Thursday, November 9, 2023
Compelling reading about a true Belizean gem. During my teen years in Belize, she was an iconic figure, and on a visit to Belize from the U.K. was a much feted figure. A lot was made about her not being close to her father, Albert Cattouse, whom George Price appointed as his deputy, but who had no influence.
Despite all Nadia Cattouse’s patriotic, cultural and social contributions to both Belize and Britain, I am surprised that people like her and Errolyn Wallen—a truly iconic figure in the music world, not only in Britain, but globally — have not been recommended by the Government of Belize to Britain for the title of “Dame”. Ironically, Belizeans who neither understand such titles nor appreciate them, or the other British ones, are actually given them.
The West Indians don’t ever underrate their nationals who make laudable contributions to whichever society they live in outside of the Caribbean. I have a couple of Trinidadian friends, married to Africans, who live permanently in Nigeria, but have been given honorific titles from
Britain on the recommendation of the Trinidad & Tobago government. One was a secretary and the other, a nurse. The now retired secretary even obtained in addition to this, a Trinidadian national honour. For such people, these represent an important token from the land of their birth, in recognition of their valuable contributions even to other societies.
Looking closely at the photograph of the ATS recruits who with Nadia left Belize, and were all racially discriminated against while passing through the US, you’ll see a couple of them who look white, and in Old Belize would be referred to as “would-be-white”. Such families include the Jeffrey, Codd, Murphy, Anderson, Nesbit, Hunter and Bowman families, and a few members from the Hulse and Waight families. Belize doesn’t really have a white “native” population like in Jamaica, Trinidad & Tobago, Barbados (where they are called “Red Legs”), the Bahamas (where they are called Conchy Joe), and to a lesser extent St. Vincent, Dominica and St. Lucia.

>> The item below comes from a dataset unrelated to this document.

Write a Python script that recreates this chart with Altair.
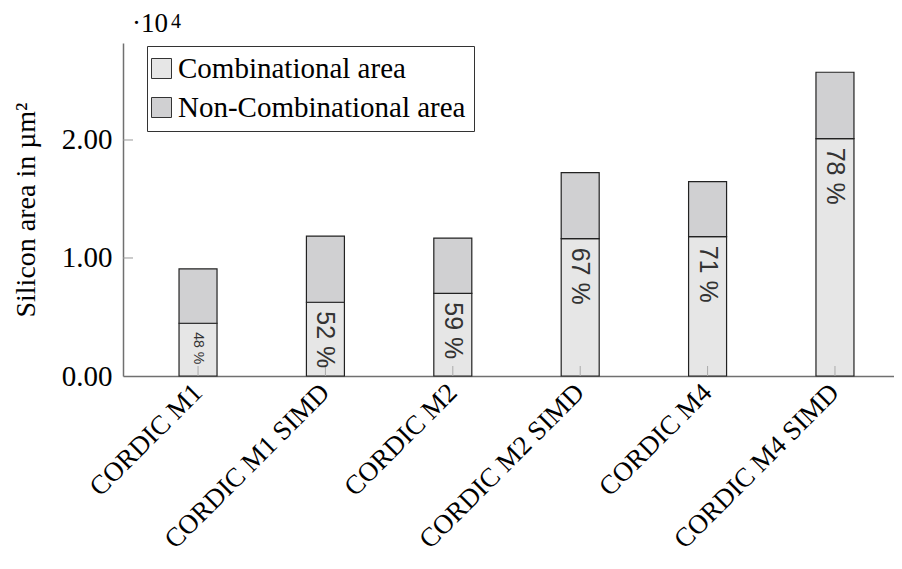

The Creoles were actually the Belizeans who generously served Britain in both World Wars. I remembered meeting Mr. Rupert Arthurs, uncle to Rev. Carlton Arthurs, the well-known pastor and televangelist, on his trip to Belize with his English wife. He fought in WWI. Then there was Ian Leslie, a cousin of ours on your mother’s side who had gone to Britain with the Forestry Unit. He made a visit to Belize with his Welsh children. He asked to be cremated on his death, his remains brought to Belize and buried on the Leslie family land at The Lagoon. And, this was done.
Your maternal grandmother, Mrs. Eva Lindo Belisle, had an uncle, Rodwell Gibson (a younger brother of my maternal grandfather, Crispin Arthur Gibson), who had fought in the first World War. He was missing for years, having fought in the Middle East flank of the war. When the British finally located him after many long years living in desert terrain, he was repatriated back to Britain and Belize. As a child, I found Uncle Roddy a highly fascinating character, as he had lived for years among the Bedouin. He even looked exactly like an Arab! He spoke fluent Arabic and French, and was full of incredible stories. After drinking some shots of rum, he would sing in Arabic! He had left a wife and son behind in Belize before enlisting. However, when he had been reported as “missing in action” or dead, his wife remarried.